Gaëlle Rivard Piché is a strategic analyst for Defence Research and Development Canada. She works closely with the Canadian Armed Forces, providing direct decision-making support through evidence-based research on a wide range of topics. She is currently a fellow at the Norman Paterson School of International Affairs (Carleton University), where she completed her Ph.D. in International Affairs in 2017. She is also a guest lecturer at the Canadian Forces College and works as a consultant for the Royal Canadian Mounted Police on security sector reform and peace operations. In 2014-2015, Dr. Rivard Piché was a Fulbright research fellow in the International Security Program at the Harvard’s Belfer Center for Science and International Affairs. As a Ph.D. candidate, she conducted extensive field research in Haiti and El Salvador between 2012 and 2015, looking at the consequences of security sector reform on public order and violence. To that end, she also did an internship at the United Nations’ Department of Peace Keeping Operations in New York in 2013.
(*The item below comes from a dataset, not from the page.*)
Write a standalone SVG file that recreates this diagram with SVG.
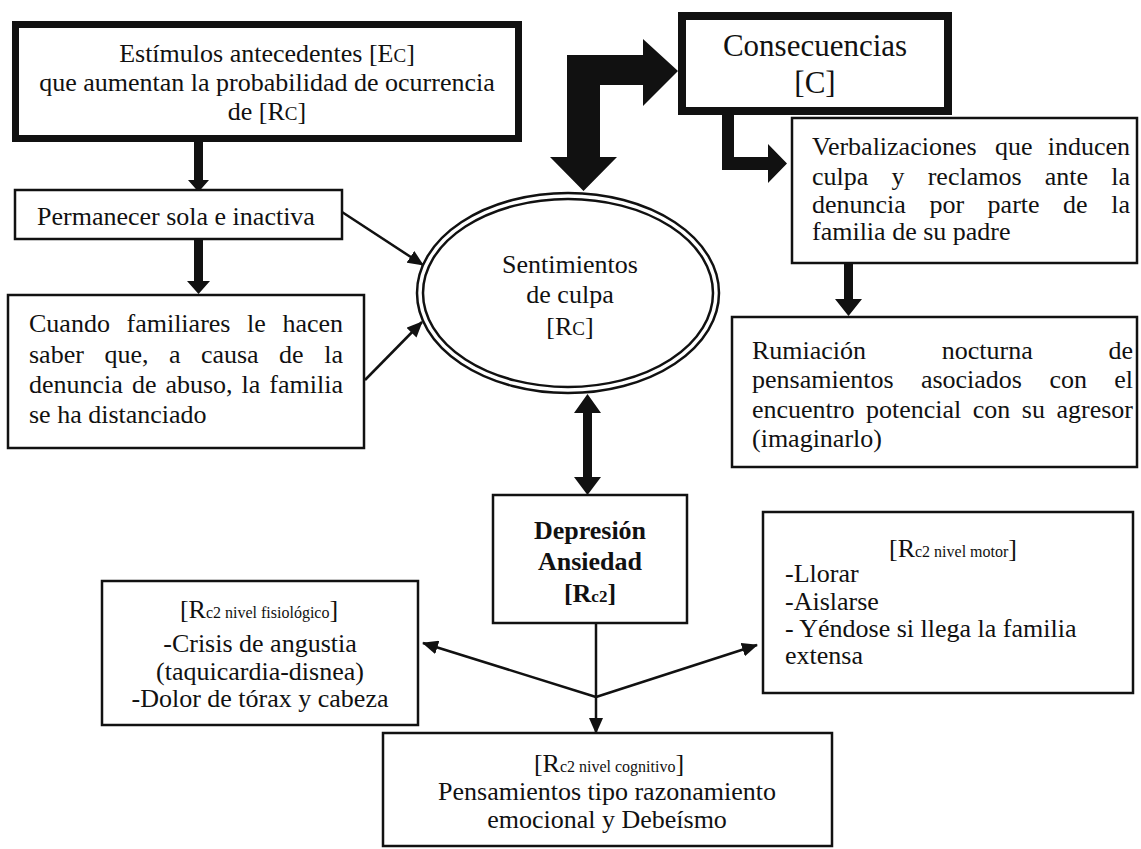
<svg xmlns="http://www.w3.org/2000/svg" width="1141" height="849" viewBox="0 0 1141 849">
<defs>
<style>
.t{font-family:"Liberation Serif","Times New Roman",serif;font-size:26px;fill:#111}
.big{font-size:31px}
.c{text-anchor:middle}
.e{text-anchor:end}
.b{font-weight:bold}
.box{fill:#fff;stroke:#111;stroke-width:2.5}
.thick{fill:#fff;stroke:#111}
.ln{stroke:#111;stroke-width:2.5;fill:none}
.fill{fill:#111;stroke:none}
</style>
<marker id="ah" markerUnits="userSpaceOnUse" markerWidth="16" markerHeight="14" refX="15" refY="7" orient="auto">
<path d="M0,0 L16,7 L0,14 z" fill="#111"/>
</marker>
</defs>
<rect width="1141" height="849" fill="#fff"/>

<g id="connectors">
<polygon class="fill" points="194,142 203,142 203,180 209,180 198.5,192 188,180 194,180"/>
<polygon class="fill" points="194,239 203,239 203,281 210,281 198.5,294 187,281 194,281"/>
<polygon class="fill" points="567,55 643,55 643,39 678,71 643,106 643,85 600,85 600,157 617,157 583.5,191 550,157 567,157"/>
<polygon class="fill" points="722,115 734,115 734,157 768,157 768,144 787,163.5 768,183 768,170 722,170"/>
<polygon class="fill" points="844,263 853,263 853,299 862,299 848.5,316 835,299 844,299"/>
<polygon class="fill" points="583,413 574,413 587.5,394 601,413 592,413 592,477 601,477 587.5,495 574,477 583,477"/>
<line class="ln" x1="342" y1="212" x2="423" y2="265" marker-end="url(#ah)"/>
<line class="ln" x1="365" y1="380" x2="422" y2="322" marker-end="url(#ah)"/>
<line class="ln" x1="596" y1="623" x2="596" y2="733" marker-end="url(#ah)"/>
<line class="ln" x1="596" y1="697" x2="423" y2="643" marker-end="url(#ah)"/>
<line class="ln" x1="596" y1="697" x2="757" y2="645" marker-end="url(#ah)"/>
</g>

<g id="estimulos">
<rect class="thick" x="15.5" y="24.5" width="503" height="114" stroke-width="7"/>
<text class="t c" x="267" y="62">Estímulos antecedentes [E<tspan font-size="19">C</tspan>]</text>
<text class="t c" x="267" y="91">que aumentan la probabilidad de ocurrencia</text>
<text class="t c" x="267" y="120">de [R<tspan font-size="19">C</tspan>]</text>
</g>

<g id="consecuencias">
<rect class="thick" x="682" y="16" width="266" height="95" stroke-width="8"/>
<text class="t big c" x="815" y="56">Consecuencias</text>
<text class="t big c" x="815" y="93">[C]</text>
</g>

<g id="permanecer">
<rect class="box" x="15" y="190" width="327" height="49"/>
<text class="t" x="37" y="225">Permanecer sola e inactiva</text>
</g>

<g id="cuando">
<rect class="box" x="8" y="295" width="356" height="153"/>
<text class="t" y="332"><tspan x="29">Cuando</tspan><tspan x="126.5">familiares</tspan><tspan x="247">le</tspan><tspan x="343" class="e">hacen</tspan></text>
<text class="t" y="363"><tspan x="29">saber</tspan><tspan x="104.4">que,</tspan><tspan x="168.9">a</tspan><tspan x="200.9">causa</tspan><tspan x="279.1">de</tspan><tspan x="343" class="e">la</tspan></text>
<text class="t" y="393"><tspan x="29">denuncia</tspan><tspan x="131.9">de</tspan><tspan x="165.4">abuso,</tspan><tspan x="241.6">la</tspan><tspan x="343" class="e">familia</tspan></text>
<text class="t" x="29" y="423">se ha distanciado</text>
</g>

<g id="sentimientos">
<ellipse cx="568" cy="293" rx="151" ry="100" fill="#fff" stroke="#111" stroke-width="2.5"/>
<ellipse cx="568" cy="293" rx="145" ry="94" fill="none" stroke="#111" stroke-width="2.5"/>
<text class="t c" x="570" y="273">Sentimientos</text>
<text class="t c" x="570" y="303">de culpa</text>
<text class="t c" x="570" y="335">[R<tspan font-size="19">C</tspan>]</text>
</g>

<g id="verbalizaciones">
<rect class="box" x="792" y="118" width="345" height="145"/>
<text class="t" y="155"><tspan x="812">Verbalizaciones</tspan><tspan x="994.9">que</tspan><tspan x="1130" class="e">inducen</tspan></text>
<text class="t" y="185"><tspan x="812">culpa</tspan><tspan x="891.5">y</tspan><tspan x="927.7">reclamos</tspan><tspan x="1044.8">ante</tspan><tspan x="1130" class="e">la</tspan></text>
<text class="t" y="213"><tspan x="812">denuncia</tspan><tspan x="929.4">por</tspan><tspan x="987.6">parte</tspan><tspan x="1063.1">de</tspan><tspan x="1130" class="e">la</tspan></text>
<text class="t" x="812" y="240">familia de su padre</text>
</g>

<g id="rumiacion">
<rect class="box" x="732" y="317" width="405" height="150"/>
<text class="t" y="359"><tspan x="752">Rumiación</tspan><tspan x="941.8">nocturna</tspan><tspan x="1133" class="e">de</tspan></text>
<text class="t" y="388"><tspan x="752">pensamientos</tspan><tspan x="920.9">asociados</tspan><tspan x="1049.4">con</tspan><tspan x="1133" class="e">el</tspan></text>
<text class="t" y="418"><tspan x="752">encuentro</tspan><tspan x="866">potencial</tspan><tspan x="972.8">con</tspan><tspan x="1021.8">su</tspan><tspan x="1133" class="e">agresor</tspan></text>
<text class="t" x="752" y="447">(imaginarlo)</text>
</g>

<g id="depresion">
<rect class="box" x="493" y="495" width="194" height="128"/>
<text class="t c b" x="590" y="539">Depresión</text>
<text class="t c b" x="590" y="570">Ansiedad</text>
<text class="t c b" x="590" y="602">[R<tspan font-size="17">c2</tspan>]</text>
</g>

<g id="fisiologico">
<rect class="box" x="102" y="581" width="316" height="144"/>
<text class="t c" x="259" y="618">[R<tspan font-size="16">c2 nivel fisiológico</tspan>]</text>
<text class="t c" x="260" y="652">-Crisis de angustia</text>
<text class="t c" x="260" y="680">(taquicardia-disnea)</text>
<text class="t c" x="260" y="707">-Dolor de tórax y cabeza</text>
</g>

<g id="motor">
<rect class="box" x="763" y="512" width="370" height="181"/>
<text class="t c" x="953" y="557">[R<tspan font-size="16">c2 nivel motor</tspan>]</text>
<text class="t" x="785" y="582">-Llorar</text>
<text class="t" x="785" y="610">-Aislarse</text>
<text class="t" x="785" y="637">- Yéndose si llega la familia</text>
<text class="t" x="785" y="664">extensa</text>
</g>

<g id="cognitivo">
<rect class="box" x="383" y="733" width="449" height="113"/>
<text class="t c" x="609" y="772">[R<tspan font-size="16">c2 nivel cognitivo</tspan>]</text>
<text class="t c" x="607" y="800">Pensamientos tipo razonamiento</text>
<text class="t c" x="607" y="828">emocional y Debeísmo</text>
</g>
</svg>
Dr. Rivard Piché is a founding member of WIIS-Canada. As a student, she benefited immensely from the network, the annual workshop, and the safe environment it provides. She now hopes to contribute to the organisation’s next development stages as a member of the board and a mentor. As a woman who works and conducts research in challenging, male-dominated environments, she considers it is crucial for professional and personal growth to support and exchange with other women in the field.

Dr Anna Roback, PEng, PhD (Econ)
Director, Research and Innovation
WSP Canada
Areas of Expertise: 
Climate Security, Infrastructure Strategy, National Economic Welfare

Anna leads research and innovation at WSP, advising on ways of creating and bringing new knowledge and insight into industry and practice. She researches the impacts of infrastructure performance on people’s perceptions, behaviour and the economy, through lenses such as health, technology, and climate.

Anna’s engineering background is in asset management. She has advised owners of public assets globally on investments in their billions of dollars of assets – and on how to communicate the impacts of (non)investments to decision makers.

Anna is an Adjunct Professor at the University of New Brunswick, and was on the Mayor’s Smart City Task Force for the City of Fredericton during Infrastructure Canada’s Smart Cities Challenge.